Common modality of surgery is ENDOSCOPIC(through natural urinary tract) or minimally invasive(PCNL – through a small hole at the back – Size of which has undergone progressive miniaturisation – Mini-/Ultra-Mini/Micro-PCNL) or LAPAROSCOPIC or Open surgery. Endoscopic surgery(URS,RIRS) is done when stones are stuck in the ureter or kidney. In this form of surgery,the surgeon approaches the stone with the help of thin instruments inserted through the natural urinary tract of the patient, breaks it with the help of laser/lithotripter, and evacuates the stone fragments. 

This way,the entire surgery is done without any single external cut or scar.
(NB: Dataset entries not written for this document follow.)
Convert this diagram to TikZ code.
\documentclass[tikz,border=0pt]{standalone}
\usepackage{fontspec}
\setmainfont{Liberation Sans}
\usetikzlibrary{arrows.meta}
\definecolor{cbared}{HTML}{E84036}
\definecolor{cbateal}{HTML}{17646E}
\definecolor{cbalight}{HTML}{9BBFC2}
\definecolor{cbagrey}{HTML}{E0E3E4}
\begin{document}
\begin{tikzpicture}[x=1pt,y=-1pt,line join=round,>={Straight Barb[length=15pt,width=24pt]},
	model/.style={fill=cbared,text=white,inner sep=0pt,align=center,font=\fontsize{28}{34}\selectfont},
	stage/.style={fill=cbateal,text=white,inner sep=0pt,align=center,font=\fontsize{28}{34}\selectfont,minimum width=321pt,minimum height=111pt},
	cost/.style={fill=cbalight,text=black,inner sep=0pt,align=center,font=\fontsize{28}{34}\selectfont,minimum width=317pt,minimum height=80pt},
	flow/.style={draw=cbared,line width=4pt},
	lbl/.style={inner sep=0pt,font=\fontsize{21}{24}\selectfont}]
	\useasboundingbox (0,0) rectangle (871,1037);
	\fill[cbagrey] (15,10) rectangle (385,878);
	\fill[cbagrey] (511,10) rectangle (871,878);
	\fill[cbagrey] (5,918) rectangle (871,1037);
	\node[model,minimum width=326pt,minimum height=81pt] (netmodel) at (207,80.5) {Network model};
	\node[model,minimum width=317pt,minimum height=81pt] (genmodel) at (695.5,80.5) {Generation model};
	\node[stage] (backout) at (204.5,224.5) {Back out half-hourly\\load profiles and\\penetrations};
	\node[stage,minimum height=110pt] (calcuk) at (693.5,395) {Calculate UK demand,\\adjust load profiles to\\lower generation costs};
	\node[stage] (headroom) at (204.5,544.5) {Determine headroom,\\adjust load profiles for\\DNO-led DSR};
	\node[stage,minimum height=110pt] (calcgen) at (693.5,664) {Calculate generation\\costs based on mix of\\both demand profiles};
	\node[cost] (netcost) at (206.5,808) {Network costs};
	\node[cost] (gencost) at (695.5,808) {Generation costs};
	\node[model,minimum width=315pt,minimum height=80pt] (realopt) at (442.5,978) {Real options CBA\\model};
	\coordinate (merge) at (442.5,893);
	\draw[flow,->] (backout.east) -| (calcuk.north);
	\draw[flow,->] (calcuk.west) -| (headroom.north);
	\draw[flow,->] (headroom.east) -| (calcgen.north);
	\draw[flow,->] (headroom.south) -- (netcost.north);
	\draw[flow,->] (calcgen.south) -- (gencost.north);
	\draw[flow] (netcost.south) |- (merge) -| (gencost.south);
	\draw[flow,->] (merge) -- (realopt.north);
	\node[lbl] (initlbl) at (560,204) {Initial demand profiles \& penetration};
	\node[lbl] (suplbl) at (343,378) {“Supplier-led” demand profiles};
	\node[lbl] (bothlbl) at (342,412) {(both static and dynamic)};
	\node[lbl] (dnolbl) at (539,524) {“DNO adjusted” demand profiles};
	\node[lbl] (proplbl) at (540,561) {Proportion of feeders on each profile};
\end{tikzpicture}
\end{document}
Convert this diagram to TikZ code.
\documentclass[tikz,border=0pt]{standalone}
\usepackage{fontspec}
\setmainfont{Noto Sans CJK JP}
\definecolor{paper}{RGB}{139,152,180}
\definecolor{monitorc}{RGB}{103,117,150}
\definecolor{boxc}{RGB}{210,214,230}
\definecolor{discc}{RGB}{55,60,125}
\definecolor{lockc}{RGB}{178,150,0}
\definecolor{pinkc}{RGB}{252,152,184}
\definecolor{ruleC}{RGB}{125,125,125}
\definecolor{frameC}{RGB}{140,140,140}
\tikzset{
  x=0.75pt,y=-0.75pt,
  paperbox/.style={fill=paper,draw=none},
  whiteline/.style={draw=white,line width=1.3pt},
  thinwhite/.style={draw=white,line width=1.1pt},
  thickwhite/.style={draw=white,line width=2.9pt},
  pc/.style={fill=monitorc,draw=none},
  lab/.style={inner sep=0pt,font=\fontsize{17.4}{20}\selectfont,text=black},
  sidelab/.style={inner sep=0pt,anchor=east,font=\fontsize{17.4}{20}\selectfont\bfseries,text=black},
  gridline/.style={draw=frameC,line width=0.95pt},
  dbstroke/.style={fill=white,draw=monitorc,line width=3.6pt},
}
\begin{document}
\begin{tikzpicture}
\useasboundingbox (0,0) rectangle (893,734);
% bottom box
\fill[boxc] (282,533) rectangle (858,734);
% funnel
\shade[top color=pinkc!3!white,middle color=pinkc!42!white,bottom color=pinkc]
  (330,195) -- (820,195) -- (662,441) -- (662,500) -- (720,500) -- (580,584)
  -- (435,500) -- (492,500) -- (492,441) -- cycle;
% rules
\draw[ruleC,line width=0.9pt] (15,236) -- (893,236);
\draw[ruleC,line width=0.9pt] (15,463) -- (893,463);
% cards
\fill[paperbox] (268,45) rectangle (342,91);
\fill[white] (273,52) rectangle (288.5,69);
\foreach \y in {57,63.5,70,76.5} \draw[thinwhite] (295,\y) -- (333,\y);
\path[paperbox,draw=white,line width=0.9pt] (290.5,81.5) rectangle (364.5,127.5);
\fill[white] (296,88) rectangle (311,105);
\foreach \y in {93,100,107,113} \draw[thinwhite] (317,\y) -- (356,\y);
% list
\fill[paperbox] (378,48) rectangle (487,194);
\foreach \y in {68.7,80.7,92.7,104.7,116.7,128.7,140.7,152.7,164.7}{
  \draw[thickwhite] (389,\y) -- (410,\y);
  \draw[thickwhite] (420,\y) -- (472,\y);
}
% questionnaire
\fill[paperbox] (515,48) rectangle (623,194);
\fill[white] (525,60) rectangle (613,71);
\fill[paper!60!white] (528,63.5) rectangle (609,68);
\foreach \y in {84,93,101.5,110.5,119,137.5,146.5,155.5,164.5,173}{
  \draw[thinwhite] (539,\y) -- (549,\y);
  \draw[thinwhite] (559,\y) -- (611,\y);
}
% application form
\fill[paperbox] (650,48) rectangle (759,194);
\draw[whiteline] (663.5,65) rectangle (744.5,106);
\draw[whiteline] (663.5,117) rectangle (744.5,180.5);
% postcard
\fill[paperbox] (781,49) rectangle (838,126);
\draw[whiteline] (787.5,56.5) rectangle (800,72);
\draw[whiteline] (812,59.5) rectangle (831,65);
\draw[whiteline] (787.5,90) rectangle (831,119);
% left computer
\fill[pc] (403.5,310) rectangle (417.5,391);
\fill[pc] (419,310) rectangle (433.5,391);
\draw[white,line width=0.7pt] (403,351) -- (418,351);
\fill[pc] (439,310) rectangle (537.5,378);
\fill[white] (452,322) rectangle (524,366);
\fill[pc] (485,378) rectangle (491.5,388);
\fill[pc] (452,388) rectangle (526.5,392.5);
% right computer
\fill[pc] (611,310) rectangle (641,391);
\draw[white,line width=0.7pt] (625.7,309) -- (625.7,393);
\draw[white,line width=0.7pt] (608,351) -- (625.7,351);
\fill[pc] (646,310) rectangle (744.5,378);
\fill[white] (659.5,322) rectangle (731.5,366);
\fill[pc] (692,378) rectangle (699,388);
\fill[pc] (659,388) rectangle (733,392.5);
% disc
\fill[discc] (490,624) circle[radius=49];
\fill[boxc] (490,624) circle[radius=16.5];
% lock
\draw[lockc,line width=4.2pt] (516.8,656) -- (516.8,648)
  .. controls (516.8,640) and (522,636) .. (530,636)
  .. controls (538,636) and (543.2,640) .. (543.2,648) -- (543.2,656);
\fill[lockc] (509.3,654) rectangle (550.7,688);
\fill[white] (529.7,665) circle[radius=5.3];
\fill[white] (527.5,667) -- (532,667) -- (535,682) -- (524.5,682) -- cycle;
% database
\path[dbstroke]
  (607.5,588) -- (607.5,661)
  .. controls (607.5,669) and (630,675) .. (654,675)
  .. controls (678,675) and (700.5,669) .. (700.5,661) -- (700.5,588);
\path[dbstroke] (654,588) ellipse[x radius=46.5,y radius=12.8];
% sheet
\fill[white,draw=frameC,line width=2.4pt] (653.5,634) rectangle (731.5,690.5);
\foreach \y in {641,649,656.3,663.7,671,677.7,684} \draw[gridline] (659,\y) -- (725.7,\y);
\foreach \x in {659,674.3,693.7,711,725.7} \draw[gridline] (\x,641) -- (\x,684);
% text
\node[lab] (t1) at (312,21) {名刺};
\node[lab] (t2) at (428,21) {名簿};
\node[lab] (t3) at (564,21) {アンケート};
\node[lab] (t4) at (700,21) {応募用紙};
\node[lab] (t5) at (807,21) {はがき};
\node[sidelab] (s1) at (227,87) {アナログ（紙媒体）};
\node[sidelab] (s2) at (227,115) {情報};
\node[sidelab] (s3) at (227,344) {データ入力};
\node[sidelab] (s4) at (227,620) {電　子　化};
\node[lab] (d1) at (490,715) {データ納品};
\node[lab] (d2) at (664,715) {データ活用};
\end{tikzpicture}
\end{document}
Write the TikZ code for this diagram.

A Double-J stent may or may not be placed,which is usually removed after 2 weeks under Local Anesthesia on a daycare admission basis. When the size of the renal stone exceeds 2 cm, or when RIRS is not feasible due to various reasons, then a patient is offered PCNL(Mini-/Ultra-Mini/Micro) , which requires a small hole to be made on the back,on the side of the kidney stone, and then endoscopic instruments are used to break the stone and remove it. 

A DJ stent may or may not be placed and a small tube (PCN) may or may not be placed through the puncture site,which is removed after a day or two before discharge. 

In case of larger stone being stuck in the ureter,or in case of failed endoscopic surgery or in case of paucity of endoscopic instruments, a Laparoscopic surgery maybe attempted. A small cut is made over the concerned segment of the ureter and the stone is extracted out and the cut is then repaired with the help of sutures over a Double-J stent which is removed after 2-3 weeks under Local Anesthesia. Open Nephro/ureterolithotomy is attempted if laparoscopy fails or is not feasible/available. 

A general preventive method for all types of stones, is to drink lots of oral fluids especially water. While all surgical modalities require atleast 1-2 days of admission and administration of some form of anaesthesia (General/Regional), ESWL and hydrotherapy can be performed on OPD/Daycare basis. 

When the stone size is larger then single stage clearance may not be possible, and may require a staged approach. The stone fragments are sent for analysis , based on which certain dietary modifications are suggested to prevent recurrence.